Some of the most provocative essays in the collection explore ways in which Christian scholars might step more boldly into the public square and call for cultural revitalization in religious language. The best of them offer practical ways that Christian means of understanding the world might transform American public life for the better. William Katerburg urges historians to write “useful history,” like the work of Howard Zinn in aim if not argument, history which prioritizes the needs of society for “meaning and purpose” and offers prospects for moral reformation. (116) Bradley Gundlach urges Christians to embrace vocal partnership with other cultural critics to combat the community killing vapidity of American consumerism. Meanwhile, Thomas Albert Howard, Jay Green and James LeGrand warn of errors Christians (and others) have too often made in public discourse – what Howard calls “epistemological overconfidence,” LeGrand “preaching from history.” and Green “reasoning from historical analogy.” All of these blunders reduce the complexity of the past into simple moral lessons too easily identified with present conundrums, and not only violate the sanctity of one’s relationship with the past, but betray the common good in the present.

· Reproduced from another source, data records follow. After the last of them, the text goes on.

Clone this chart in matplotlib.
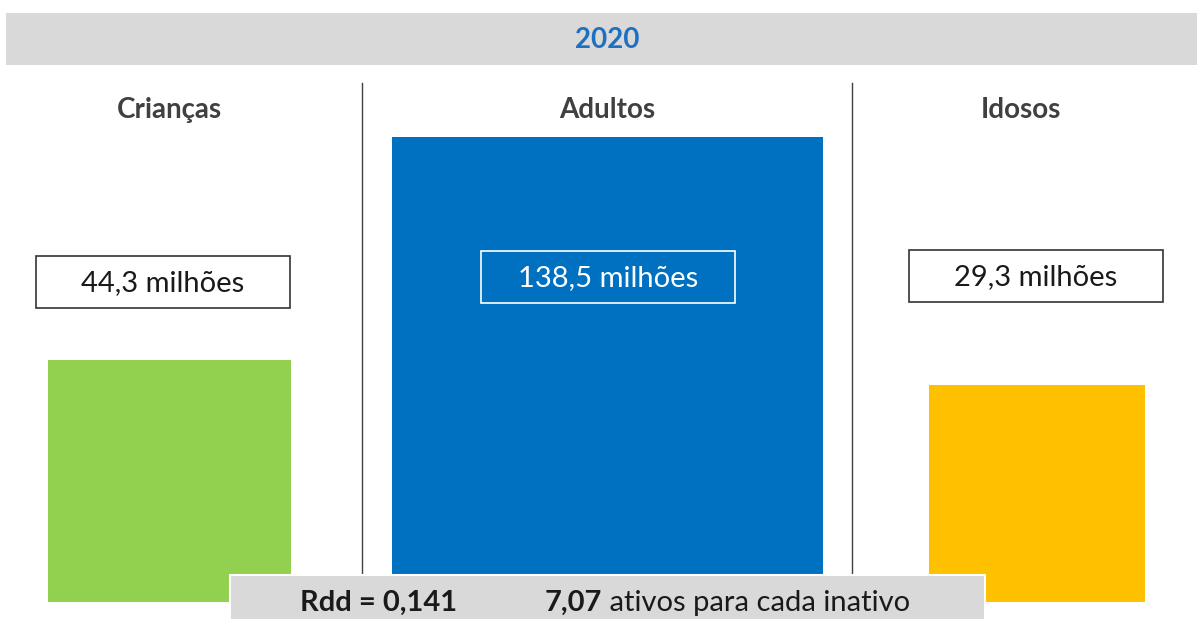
import matplotlib
matplotlib.use("Agg")
import matplotlib.pyplot as plt
from matplotlib.patches import Rectangle

plt.rcParams['font.family'] = ['Lato', 'DejaVu Sans']

year = "2020"
categories = ["Crianças", "Adultos", "Idosos"]
values = [44.3, 138.5, 29.3]
value_labels = ["44,3 milhões", "138,5 milhões", "29,3 milhões"]
rdd_label = "Rdd = 0,141"
ratio_value = "7,07"
ratio_text = " ativos para cada inativo"

W, H = 1197, 619
colors = ["#92d050", "#0070c0", "#ffc000"]
# bar extents in pixels (left, right, top), common baseline
bar_px = [(48, 291, 360), (392, 823, 137), (929, 1145, 385)]
base_px = 602
label_boxes = [(36, 290, 256, 308), (481, 735, 251, 303), (909, 1163, 250, 302)]
cat_x = [169, 607, 1021]

fig = plt.figure(figsize=(W / 100, H / 100), dpi=100)
fig.patch.set_facecolor("white")

for i, (v, c) in enumerate(zip(values, colors)):
    l, r, t = bar_px[i]
    ax = fig.add_axes([l / W, 1 - base_px / H, (r - l) / W, (base_px - t) / H])
    ax.bar([0], [v], width=1, align='edge', color=c)
    ax.set_xlim(0, 1)
    ax.set_ylim(0, v)
    ax.axis('off')

ov = fig.add_axes([0, 0, 1, 1], zorder=10)
ov.set_xlim(0, W)
ov.set_ylim(H, 0)
ov.axis('off')
ov.patch.set_alpha(0)

# header band
ov.add_patch(Rectangle((6, 13), W - 6, 52, facecolor="#d9d9d9", edgecolor="none"))
ov.text(W / 2 + 9, 40, year, ha='center', va='center', fontsize=20,
        fontweight='bold', color="#1f70c1")

# separators
for x in (362, 852):
    ov.plot([x, x], [83, 600], color="#404040", lw=1.0, zorder=2)

for i, cat in enumerate(categories):
    ov.text(cat_x[i], 110, cat, ha='center', va='center', fontsize=20,
            fontweight='bold', color="#404040")
    l, r, t, b = label_boxes[i]
    on_bar = i == 1
    ov.add_patch(Rectangle((l, t), r - l, b - t,
                           facecolor="none" if on_bar else "white",
                           edgecolor="white" if on_bar else "#333333", lw=1.2))
    ov.text((l + r) / 2, (t + b) / 2 + 1, value_labels[i], ha='center', va='center',
            fontsize=21, color="white" if on_bar else "#1a1a1a")

# bottom box
ov.add_patch(Rectangle((230, 575), 755, 50, facecolor="#d9d9d9",
                       edgecolor="white", lw=1.5, zorder=5))
ov.text(300, 603, rdd_label, ha='left', va='center', fontsize=21,
        fontweight='bold', color="#1a1a1a", zorder=6)
t1 = ov.text(545, 603, ratio_value, ha='left', va='center', fontsize=21,
             fontweight='bold', color="#1a1a1a", zorder=6)
fig.canvas.draw()
bb = t1.get_window_extent()
x_end = ov.transData.inverted().transform((bb.x1, bb.y0))[0]
ov.text(x_end, 603, ratio_text, ha='left', va='center', fontsize=21,
        color="#1a1a1a", zorder=6)

fig.savefig("out.png", dpi=100, facecolor="white")
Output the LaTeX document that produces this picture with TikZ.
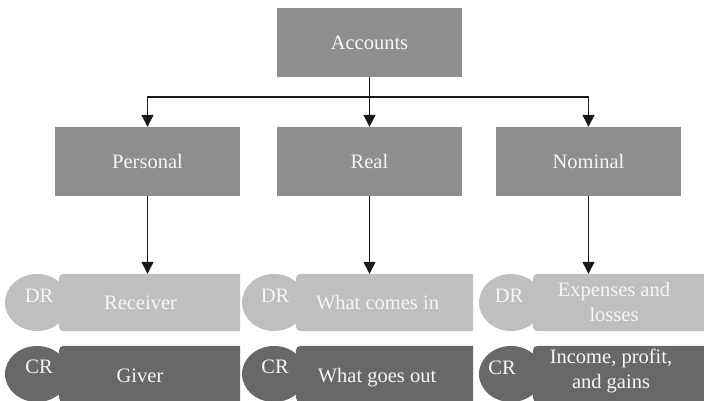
\documentclass[tikz,border=0pt]{standalone}
\usepackage{fontspec}
\setmainfont{Liberation Serif}
\usetikzlibrary{arrows.meta,shapes.geometric}

\definecolor{boxgray}{RGB}{142,142,145}
\definecolor{drgray}{RGB}{190,191,193}
\definecolor{crgray}{RGB}{104,104,106}
\definecolor{inkwhite}{RGB}{246,246,246}
\definecolor{linek}{RGB}{25,25,25}

% filled band behind a text cell: rounded on the left, square on the right
\newcommand\bandfill[2]{%
  \fill[#2] (#1.north east) -- ([xshift=11pt]#1.north west)
    .. controls (#1.north west) .. ([yshift=-11pt]#1.north west)
    -- ([yshift=11pt]#1.south west)
    .. controls (#1.south west) .. ([xshift=11pt]#1.south west)
    -- (#1.south east) -- cycle;}

\begin{document}
\begin{tikzpicture}[x=1pt,y=-1pt,
  catbox/.style={rectangle, fill=boxgray, minimum width=185pt, minimum height=69pt,
    inner sep=0pt, text=inkwhite, font=\fontsize{20.5}{24}\selectfont},
  band/.style={rectangle, inner sep=0pt, minimum height=57pt},
  tag/.style={ellipse, inner sep=0pt, minimum width=64pt, minimum height=57pt},
  lbl/.style={inner sep=0pt, text=inkwhite, font=\fontsize{20.5}{25}\selectfont, align=center},
  arr/.style={draw=linek, line width=1.3pt, -{Triangle[width=12pt,length=12pt]}}]
\useasboundingbox (0,0) rectangle (704,401);

% account categories
\node[catbox] (acc)  at (369.5,42.5)  {Accounts};
\node[catbox] (pers) at (147.5,161.5) {Personal};
\node[catbox] (real) at (369.5,161.5) {Real};
\node[catbox] (nom)  at (588.5,161.5) {Nominal};

% debit and credit bands
\node[band, minimum width=181pt] (prec) at (149.5,302.5) {};
\node[band, minimum width=177pt] (rin)  at (384.5,302.5) {};
\node[band, minimum width=179pt] (nexp) at (622.5,302.5) {};
\node[band, minimum width=181pt, minimum height=56pt] (pgiv) at (149.5,374) {};
\node[band, minimum width=177pt, minimum height=56pt] (rout) at (384.5,374) {};
\node[band, minimum width=179pt, minimum height=56pt] (ninc) at (622.5,374) {};
\bandfill{prec}{drgray}
\bandfill{rin}{drgray}
\bandfill{nexp}{drgray}
\bandfill{pgiv}{crgray}
\bandfill{rout}{crgray}
\bandfill{ninc}{crgray}

\node[tag, fill=drgray] (pdr) at (37,302.5) {};
\node[tag, fill=drgray] (rdr) at (274,302.5) {};
\node[tag, fill=drgray] (ndr) at (511,302.5) {};
\node[tag, fill=crgray, minimum height=56pt] (pcr) at (37,374) {};
\node[tag, fill=crgray, minimum height=56pt] (rcr) at (274,374) {};
\node[tag, fill=crgray, minimum height=56pt] (ncr) at (511,374) {};

% band texts
\node[lbl, anchor=base] (pdrt) at (39,302)  {DR};
\node[lbl, anchor=base] (rdrt) at (275,302) {DR};
\node[lbl, anchor=base] (ndrt) at (509,302) {DR};
\node[lbl, anchor=base] (pcrt) at (39,373)  {CR};
\node[lbl, anchor=base] (rcrt) at (275,373) {CR};
\node[lbl, anchor=base] (ncrt) at (502,374) {CR};
\node[lbl, anchor=base] (prect) at (140.5,309) {Receiver};
\node[lbl, anchor=base] (pgivt) at (140,382)   {Giver};
\node[lbl, anchor=base] (rint)  at (377.5,309) {What comes in};
\node[lbl, anchor=base] (routt) at (377,382)   {What goes out};
\node[lbl] (nexpt) at (614,302)   {Expenses and\\losses};
\node[lbl] (ninct) at (611,370.5) {Income, profit,\\and gains};

% connectors
\coordinate (hub) at (369.5,97);
\draw[arr] (acc) -- (real);
\draw[arr] (hub) -| (pers);
\draw[arr] (hub) -| (nom);
\draw[arr] (pers) -- (pers |- prec.north);
\draw[arr] (real) -- (real |- rin.north);
\draw[arr] (nom)  -- (nom |- nexp.north);
\end{tikzpicture}
\end{document}
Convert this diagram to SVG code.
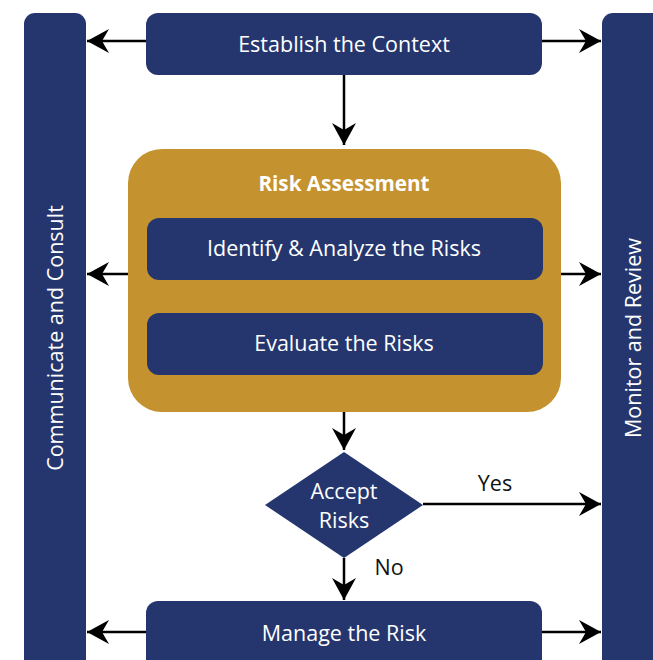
<svg xmlns="http://www.w3.org/2000/svg" width="653" height="660" viewBox="0 0 653 660">
<style>
.navy{fill:#25366E}
.gold{fill:#C4922E}
.t{font-family:"Open Sans","Noto Sans",sans-serif;fill:#FFFFFF;text-anchor:middle;font-size:21.5px}
.b{font-weight:bold;font-size:20.7px}
.lbl{font-family:"Open Sans","Noto Sans",sans-serif;fill:#111111;text-anchor:middle;font-size:21.5px}
.c{stroke:#000;stroke-width:2.5;fill:none}
</style>
<defs>
<marker id="ah" markerUnits="userSpaceOnUse" markerWidth="24" markerHeight="26" viewBox="-23 -13 24 26" refX="0" refY="0" orient="auto">
<path d="M0,0 L-22,-12 L-15,0 L-22,12 Z" fill="#000"/>
</marker>
</defs>
<g id="communicate">
<rect class="navy" x="24" y="13" width="62" height="660" rx="11"/>
<text class="t" transform="translate(63,338) rotate(-90)">Communicate and Consult</text>
</g>
<g id="monitor">
<rect class="navy" x="602" y="13" width="70" height="660" rx="11"/>
<text class="t" transform="translate(641,338) rotate(-90)">Monitor and Review</text>
</g>
<g id="establish">
<rect class="navy" x="146" y="13" width="396" height="62" rx="12"/>
<text class="t" x="344" y="52">Establish the Context</text>
</g>
<g id="assessment">
<rect class="gold" x="128" y="149" width="433" height="263" rx="34"/>
<text class="t b" x="344" y="191">Risk Assessment</text>
</g>
<g id="identify">
<rect class="navy" x="147" y="218" width="396" height="62" rx="12"/>
<text class="t" x="344" y="256">Identify &amp; Analyze the Risks</text>
</g>
<g id="evaluate">
<rect class="navy" x="147" y="313" width="396" height="62" rx="12"/>
<text class="t" x="344" y="351">Evaluate the Risks</text>
</g>
<g id="accept">
<polygon class="navy" points="344,452 423,505 344,558 265,505"/>
<text class="t" x="344" y="499">Accept</text>
<text class="t" x="344" y="528">Risks</text>
</g>
<g id="manage">
<rect class="navy" x="146" y="601" width="396" height="72" rx="12"/>
<text class="t" x="344" y="641">Manage the Risk</text>
</g>
<g id="connectors">
<line class="c" x1="146" y1="41" x2="87" y2="41" marker-end="url(#ah)"/>
<line class="c" x1="542" y1="41" x2="601" y2="41" marker-end="url(#ah)"/>
<line class="c" x1="344" y1="75" x2="344" y2="145" marker-end="url(#ah)"/>
<line class="c" x1="128" y1="274" x2="87" y2="274" marker-end="url(#ah)"/>
<line class="c" x1="561" y1="274" x2="601" y2="274" marker-end="url(#ah)"/>
<line class="c" x1="344" y1="412" x2="344" y2="450" marker-end="url(#ah)"/>
<line class="c" x1="423" y1="504" x2="601" y2="504" marker-end="url(#ah)"/>
<line class="c" x1="344" y1="558" x2="344" y2="600" marker-end="url(#ah)"/>
<line class="c" x1="146" y1="632" x2="87" y2="632" marker-end="url(#ah)"/>
<line class="c" x1="542" y1="632" x2="601" y2="632" marker-end="url(#ah)"/>
<text class="lbl" x="495" y="491">Yes</text>
<text class="lbl" x="389" y="575">No</text>
</g>
</svg>
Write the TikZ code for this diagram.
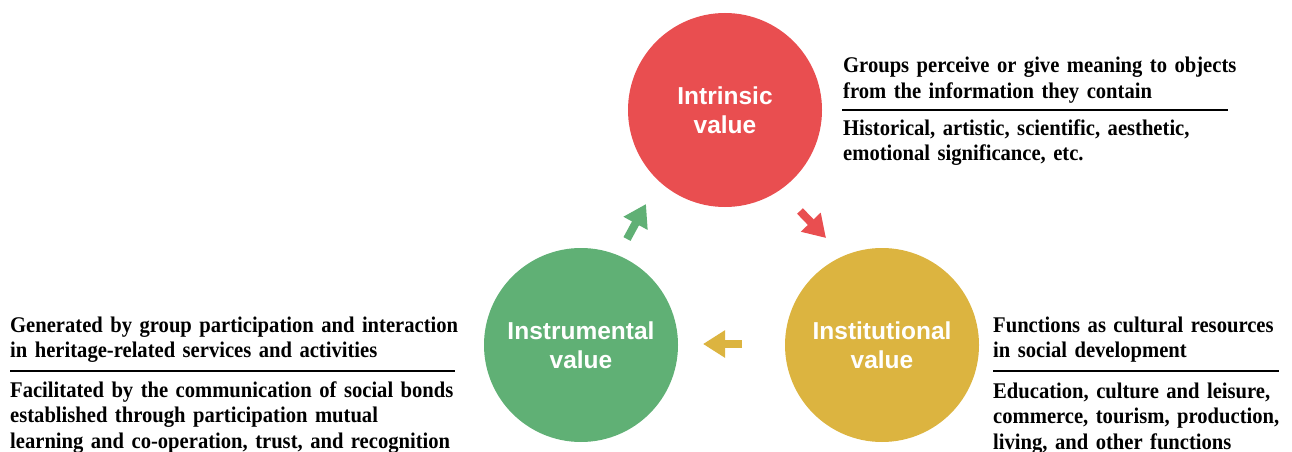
\documentclass[tikz,border=0pt]{standalone}
\usepackage{fontspec}
\setmainfont[FakeStretch=0.92]{Liberation Serif}
\setsansfont{Liberation Sans}
\usetikzlibrary{arrows.meta}
\definecolor{cred}{HTML}{E94E50}
\definecolor{cgrn}{HTML}{60B075}
\definecolor{cyel}{HTML}{DCB440}
\begin{document}
\begin{tikzpicture}[x=1pt,y=-1pt,
  valuecircle/.style={circle, minimum size=194pt, inner sep=0pt, text=white, align=center,
    font=\sffamily\bfseries\fontsize{24.5}{29.5}\selectfont},
  desc/.style={anchor=base west, inner sep=0pt, text width=490pt, align=left,
    font=\bfseries\fontsize{22.4}{25.5}\selectfont},
  rulerline/.style={line width=1.6pt, black},
  flow/.style={line width=8pt, -{Triangle[length=22pt,width=26pt]}}]
\useasboundingbox (0,0) rectangle (1292,452);
% circles
\node[valuecircle, fill=cred] (intr) at (725,110) {Intrinsic\\value};
\node[valuecircle, fill=cyel] (inst) at (882,345) {Institutional\\value};
\node[valuecircle, fill=cgrn] (instr) at (581,345) {Instrumental\\value};
% arrows
\coordinate (g1) at (627,239); \coordinate (g2) at (646,204);
\coordinate (r1) at (800,211); \coordinate (r2) at (826,238);
\coordinate (y1) at (742,344); \coordinate (y2) at (703,344);
\draw[flow, cgrn] (g1) -- (g2);
\draw[flow, cred] (r1) -- (r2);
\draw[flow, cyel] (y1) -- (y2);
% intrinsic texts
\node[desc] (t1a) at (843,73) {Groups perceive or give meaning to objects\\from the information they contain};
\node[desc] (t1b) at (843,135) {Historical, artistic, scientific, aesthetic,\\emotional significance, etc.};
\coordinate (h1a) at (842,110); \coordinate (h1b) at (1228,110);
\draw[rulerline] (h1a) -- (h1b);
% instrumental texts
\node[desc] (t2a) at (10,332) {Generated by group participation and interaction\\in heritage-related services and activities};
\node[desc] (t2b) at (10,397) {Facilitated by the communication of social bonds\\established through participation mutual\\learning and co-operation, trust, and recognition};
\coordinate (h2a) at (10,371); \coordinate (h2b) at (455,371);
\draw[rulerline] (h2a) -- (h2b);
% institutional texts
\node[desc] (t3a) at (993,332) {Functions as cultural resources\\in social development};
\node[desc] (t3b) at (993,398) {Education, culture and leisure,\\commerce, tourism, production,\\living, and other functions};
\coordinate (h3a) at (993,371); \coordinate (h3b) at (1279,371);
\draw[rulerline] (h3a) -- (h3b);
\end{tikzpicture}
\end{document}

The collection offers an uneasy portrait of Christians in America; aware of their difference but confident in their capacities to participate in both worlds. In his conclusion Wilfred McClay notes that Christians have too often followed secular Americans sure that science and technology will lead to never ending progress, and cautions Christians to remember that their most valuable intellectual possession may be its counternarrative to the one American culture has embraced. With every other author in the collection McClay believes Christianity offers valuable ideas too frequently overlooked in public conversations: that human achievements must be conditioned with humility, that humans are often tempted into selfishness and must be reminded to value relationships over material gain, that sin against others often pervades even the most heroic of human narratives. These are not stories that Americans, conditioned into a noisy patriotism or stubborn conviction about scientific infallibility may be happy to hear, but they are worth hearing.